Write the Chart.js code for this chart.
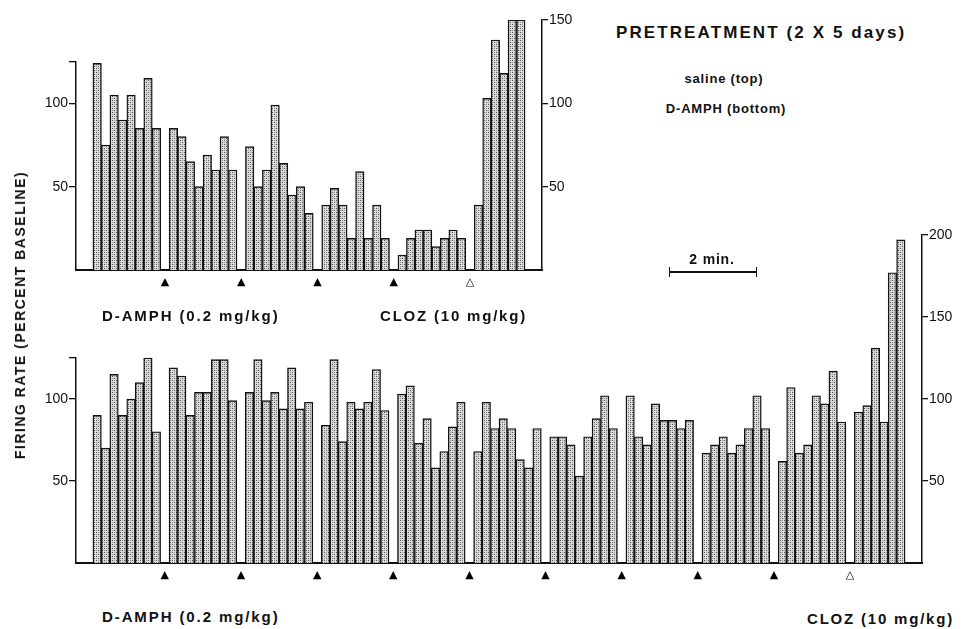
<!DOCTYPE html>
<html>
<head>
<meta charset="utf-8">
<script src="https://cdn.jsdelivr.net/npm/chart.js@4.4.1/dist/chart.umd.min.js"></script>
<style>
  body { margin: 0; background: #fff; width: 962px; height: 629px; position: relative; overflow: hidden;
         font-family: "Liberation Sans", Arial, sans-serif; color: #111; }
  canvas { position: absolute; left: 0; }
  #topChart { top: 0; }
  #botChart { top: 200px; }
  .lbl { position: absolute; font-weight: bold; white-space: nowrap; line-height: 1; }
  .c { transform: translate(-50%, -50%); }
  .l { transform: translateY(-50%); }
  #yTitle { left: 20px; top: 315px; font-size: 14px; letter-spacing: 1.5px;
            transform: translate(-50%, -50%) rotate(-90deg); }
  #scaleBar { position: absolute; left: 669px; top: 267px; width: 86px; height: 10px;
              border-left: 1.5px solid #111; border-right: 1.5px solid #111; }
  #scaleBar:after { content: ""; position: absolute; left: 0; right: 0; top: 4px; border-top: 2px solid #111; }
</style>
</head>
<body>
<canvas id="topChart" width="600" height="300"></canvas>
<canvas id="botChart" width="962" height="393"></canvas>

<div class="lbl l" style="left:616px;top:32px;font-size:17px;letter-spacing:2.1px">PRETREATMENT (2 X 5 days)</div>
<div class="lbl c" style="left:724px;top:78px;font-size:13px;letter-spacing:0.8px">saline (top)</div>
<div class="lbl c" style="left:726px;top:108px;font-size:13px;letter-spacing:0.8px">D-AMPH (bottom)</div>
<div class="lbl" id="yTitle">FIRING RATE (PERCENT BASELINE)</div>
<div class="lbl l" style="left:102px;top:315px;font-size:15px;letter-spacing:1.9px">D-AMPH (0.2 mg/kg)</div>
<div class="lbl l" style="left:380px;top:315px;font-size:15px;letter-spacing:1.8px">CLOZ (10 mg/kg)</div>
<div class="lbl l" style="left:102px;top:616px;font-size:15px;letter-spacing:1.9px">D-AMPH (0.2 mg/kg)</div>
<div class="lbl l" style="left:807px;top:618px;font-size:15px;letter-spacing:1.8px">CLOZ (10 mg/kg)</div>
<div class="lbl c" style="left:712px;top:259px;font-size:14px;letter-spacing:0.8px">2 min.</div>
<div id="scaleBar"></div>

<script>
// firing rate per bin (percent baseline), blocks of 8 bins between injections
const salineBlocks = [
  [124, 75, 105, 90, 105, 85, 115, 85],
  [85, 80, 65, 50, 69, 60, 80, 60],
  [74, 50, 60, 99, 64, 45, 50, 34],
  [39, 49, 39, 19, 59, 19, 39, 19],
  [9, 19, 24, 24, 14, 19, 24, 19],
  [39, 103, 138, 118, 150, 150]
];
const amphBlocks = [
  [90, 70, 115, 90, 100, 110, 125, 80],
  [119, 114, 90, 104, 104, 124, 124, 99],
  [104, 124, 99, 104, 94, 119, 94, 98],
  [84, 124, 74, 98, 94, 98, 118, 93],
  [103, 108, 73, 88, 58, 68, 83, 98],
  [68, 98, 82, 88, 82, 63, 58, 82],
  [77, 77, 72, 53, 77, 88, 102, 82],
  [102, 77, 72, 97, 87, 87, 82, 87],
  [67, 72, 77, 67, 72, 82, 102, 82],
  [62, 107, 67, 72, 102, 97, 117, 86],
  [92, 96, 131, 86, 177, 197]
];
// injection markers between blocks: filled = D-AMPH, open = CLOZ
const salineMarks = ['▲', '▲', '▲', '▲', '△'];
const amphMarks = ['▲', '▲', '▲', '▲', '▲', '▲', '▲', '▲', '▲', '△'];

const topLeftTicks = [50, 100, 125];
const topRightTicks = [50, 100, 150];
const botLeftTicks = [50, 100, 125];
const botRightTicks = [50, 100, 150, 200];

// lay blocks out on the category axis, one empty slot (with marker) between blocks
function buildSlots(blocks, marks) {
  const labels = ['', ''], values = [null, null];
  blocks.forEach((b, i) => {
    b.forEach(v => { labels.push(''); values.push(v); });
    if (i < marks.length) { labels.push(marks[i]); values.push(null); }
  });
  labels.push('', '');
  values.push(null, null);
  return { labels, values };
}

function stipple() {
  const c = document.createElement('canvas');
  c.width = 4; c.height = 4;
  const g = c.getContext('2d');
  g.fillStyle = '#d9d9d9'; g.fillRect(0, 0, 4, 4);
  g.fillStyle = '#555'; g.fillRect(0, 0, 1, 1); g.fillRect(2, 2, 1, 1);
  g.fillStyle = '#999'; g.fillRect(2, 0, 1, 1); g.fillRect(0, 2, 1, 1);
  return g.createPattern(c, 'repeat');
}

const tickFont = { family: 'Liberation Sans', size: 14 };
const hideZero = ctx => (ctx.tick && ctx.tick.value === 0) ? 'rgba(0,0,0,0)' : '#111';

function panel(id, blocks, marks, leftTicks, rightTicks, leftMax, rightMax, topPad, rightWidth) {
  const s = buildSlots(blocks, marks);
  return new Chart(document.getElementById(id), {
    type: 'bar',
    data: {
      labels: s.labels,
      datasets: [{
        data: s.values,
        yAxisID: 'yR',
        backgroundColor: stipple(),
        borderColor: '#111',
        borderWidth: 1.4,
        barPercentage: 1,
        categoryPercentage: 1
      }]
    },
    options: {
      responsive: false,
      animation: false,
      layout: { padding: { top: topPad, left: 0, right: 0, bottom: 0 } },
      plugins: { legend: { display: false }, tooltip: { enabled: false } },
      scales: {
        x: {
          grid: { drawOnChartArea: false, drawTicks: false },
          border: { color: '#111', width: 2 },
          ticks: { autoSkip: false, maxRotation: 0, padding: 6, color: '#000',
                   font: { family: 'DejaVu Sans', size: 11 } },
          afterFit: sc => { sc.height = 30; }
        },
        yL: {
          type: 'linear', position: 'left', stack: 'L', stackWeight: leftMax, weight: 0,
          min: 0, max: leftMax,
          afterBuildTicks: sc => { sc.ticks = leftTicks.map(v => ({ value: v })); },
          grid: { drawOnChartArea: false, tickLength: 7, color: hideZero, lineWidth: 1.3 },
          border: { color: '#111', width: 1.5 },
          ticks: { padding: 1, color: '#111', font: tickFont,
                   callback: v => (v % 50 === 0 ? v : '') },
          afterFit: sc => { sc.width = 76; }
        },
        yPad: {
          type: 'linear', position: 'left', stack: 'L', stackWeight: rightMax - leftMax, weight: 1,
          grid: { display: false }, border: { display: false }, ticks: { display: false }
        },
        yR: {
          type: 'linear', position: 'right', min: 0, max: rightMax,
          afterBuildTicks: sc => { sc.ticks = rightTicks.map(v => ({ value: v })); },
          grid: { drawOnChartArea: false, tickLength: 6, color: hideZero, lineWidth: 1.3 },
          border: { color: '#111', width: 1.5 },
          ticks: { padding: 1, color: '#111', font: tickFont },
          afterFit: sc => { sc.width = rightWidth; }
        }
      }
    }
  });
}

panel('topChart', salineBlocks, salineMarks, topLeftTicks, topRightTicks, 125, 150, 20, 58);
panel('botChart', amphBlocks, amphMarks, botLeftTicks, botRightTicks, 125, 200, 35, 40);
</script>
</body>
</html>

* * * * * * *

Task objective >> Write out the full set of lines verbatim, without the pictures.

Output for this exercise >>
Write the Chart.js code for this chart.
<!DOCTYPE html>
<html>
<head>
<meta charset="utf-8">
<script src="https://cdn.jsdelivr.net/npm/chart.js@4.4.1/dist/chart.umd.min.js"></script>
<style>
  body { margin: 0; background: #fff; width: 962px; height: 629px; position: relative; overflow: hidden;
         font-family: "Liberation Sans", Arial, sans-serif; color: #111; }
  canvas { position: absolute; left: 0; }
  #topChart { top: 0; }
  #botChart { top: 200px; }
  .lbl { position: absolute; font-weight: bold; white-space: nowrap; line-height: 1; }
  .c { transform: translate(-50%, -50%); }
  .l { transform: translateY(-50%); }
  #yTitle { left: 20px; top: 315px; font-size: 14px; letter-spacing: 1.5px;
            transform: translate(-50%, -50%) rotate(-90deg); }
  #scaleBar { position: absolute; left: 669px; top: 267px; width: 86px; height: 10px;
              border-left: 1.5px solid #111; border-right: 1.5px solid #111; }
  #scaleBar:after { content: ""; position: absolute; left: 0; right: 0; top: 4px; border-top: 2px solid #111; }
</style>
</head>
<body>
<canvas id="topChart" width="600" height="300"></canvas>
<canvas id="botChart" width="962" height="393"></canvas>

<div class="lbl l" style="left:616px;top:32px;font-size:17px;letter-spacing:2.1px">PRETREATMENT (2 X 5 days)</div>
<div class="lbl c" style="left:724px;top:78px;font-size:13px;letter-spacing:0.8px">saline (top)</div>
<div class="lbl c" style="left:726px;top:108px;font-size:13px;letter-spacing:0.8px">D-AMPH (bottom)</div>
<div class="lbl" id="yTitle">FIRING RATE (PERCENT BASELINE)</div>
<div class="lbl l" style="left:102px;top:315px;font-size:15px;letter-spacing:1.9px">D-AMPH (0.2 mg/kg)</div>
<div class="lbl l" style="left:380px;top:315px;font-size:15px;letter-spacing:1.8px">CLOZ (10 mg/kg)</div>
<div class="lbl l" style="left:102px;top:616px;font-size:15px;letter-spacing:1.9px">D-AMPH (0.2 mg/kg)</div>
<div class="lbl l" style="left:807px;top:618px;font-size:15px;letter-spacing:1.8px">CLOZ (10 mg/kg)</div>
<div class="lbl c" style="left:712px;top:259px;font-size:14px;letter-spacing:0.8px">2 min.</div>
<div id="scaleBar"></div>

<script>
// firing rate per bin (percent baseline), blocks of 8 bins between injections
const salineBlocks = [
  [124, 75, 105, 90, 105, 85, 115, 85],
  [85, 80, 65, 50, 69, 60, 80, 60],
  [74, 50, 60, 99, 64, 45, 50, 34],
  [39, 49, 39, 19, 59, 19, 39, 19],
  [9, 19, 24, 24, 14, 19, 24, 19],
  [39, 103, 138, 118, 150, 150]
];
const amphBlocks = [
  [90, 70, 115, 90, 100, 110, 125, 80],
  [119, 114, 90, 104, 104, 124, 124, 99],
  [104, 124, 99, 104, 94, 119, 94, 98],
  [84, 124, 74, 98, 94, 98, 118, 93],
  [103, 108, 73, 88, 58, 68, 83, 98],
  [68, 98, 82, 88, 82, 63, 58, 82],
  [77, 77, 72, 53, 77, 88, 102, 82],
  [102, 77, 72, 97, 87, 87, 82, 87],
  [67, 72, 77, 67, 72, 82, 102, 82],
  [62, 107, 67, 72, 102, 97, 117, 86],
  [92, 96, 131, 86, 177, 197]
];
// injection markers between blocks: filled = D-AMPH, open = CLOZ
const salineMarks = ['▲', '▲', '▲', '▲', '△'];
const amphMarks = ['▲', '▲', '▲', '▲', '▲', '▲', '▲', '▲', '▲', '△'];

const topLeftTicks = [50, 100, 125];
const topRightTicks = [50, 100, 150];
const botLeftTicks = [50, 100, 125];
const botRightTicks = [50, 100, 150, 200];

// lay blocks out on the category axis, one empty slot (with marker) between blocks
function buildSlots(blocks, marks) {
  const labels = ['', ''], values = [null, null];
  blocks.forEach((b, i) => {
    b.forEach(v => { labels.push(''); values.push(v); });
    if (i < marks.length) { labels.push(marks[i]); values.push(null); }
  });
  labels.push('', '');
  values.push(null, null);
  return { labels, values };
}

function stipple() {
  const c = document.createElement('canvas');
  c.width = 4; c.height = 4;
  const g = c.getContext('2d');
  g.fillStyle = '#d9d9d9'; g.fillRect(0, 0, 4, 4);
  g.fillStyle = '#555'; g.fillRect(0, 0, 1, 1); g.fillRect(2, 2, 1, 1);
  g.fillStyle = '#999'; g.fillRect(2, 0, 1, 1); g.fillRect(0, 2, 1, 1);
  return g.createPattern(c, 'repeat');
}

const tickFont = { family: 'Liberation Sans', size: 14 };
const hideZero = ctx => (ctx.tick && ctx.tick.value === 0) ? 'rgba(0,0,0,0)' : '#111';

function panel(id, blocks, marks, leftTicks, rightTicks, leftMax, rightMax, topPad, rightWidth) {
  const s = buildSlots(blocks, marks);
  return new Chart(document.getElementById(id), {
    type: 'bar',
    data: {
      labels: s.labels,
      datasets: [{
        data: s.values,
        yAxisID: 'yR',
        backgroundColor: stipple(),
        borderColor: '#111',
        borderWidth: 1.4,
        barPercentage: 1,
        categoryPercentage: 1
      }]
    },
    options: {
      responsive: false,
      animation: false,
      layout: { padding: { top: topPad, left: 0, right: 0, bottom: 0 } },
      plugins: { legend: { display: false }, tooltip: { enabled: false } },
      scales: {
        x: {
          grid: { drawOnChartArea: false, drawTicks: false },
          border: { color: '#111', width: 2 },
          ticks: { autoSkip: false, maxRotation: 0, padding: 6, color: '#000',
                   font: { family: 'DejaVu Sans', size: 11 } },
          afterFit: sc => { sc.height = 30; }
        },
        yL: {
          type: 'linear', position: 'left', stack: 'L', stackWeight: leftMax, weight: 0,
          min: 0, max: leftMax,
          afterBuildTicks: sc => { sc.ticks = leftTicks.map(v => ({ value: v })); },
          grid: { drawOnChartArea: false, tickLength: 7, color: hideZero, lineWidth: 1.3 },
          border: { color: '#111', width: 1.5 },
          ticks: { padding: 1, color: '#111', font: tickFont,
                   callback: v => (v % 50 === 0 ? v : '') },
          afterFit: sc => { sc.width = 76; }
        },
        yPad: {
          type: 'linear', position: 'left', stack: 'L', stackWeight: rightMax - leftMax, weight: 1,
          grid: { display: false }, border: { display: false }, ticks: { display: false }
        },
        yR: {
          type: 'linear', position: 'right', min: 0, max: rightMax,
          afterBuildTicks: sc => { sc.ticks = rightTicks.map(v => ({ value: v })); },
          grid: { drawOnChartArea: false, tickLength: 6, color: hideZero, lineWidth: 1.3 },
          border: { color: '#111', width: 1.5 },
          ticks: { padding: 1, color: '#111', font: tickFont },
          afterFit: sc => { sc.width = rightWidth; }
        }
      }
    }
  });
}

panel('topChart', salineBlocks, salineMarks, topLeftTicks, topRightTicks, 125, 150, 20, 58);
panel('botChart', amphBlocks, amphMarks, botLeftTicks, botRightTicks, 125, 200, 35, 40);
</script>
</body>
</html>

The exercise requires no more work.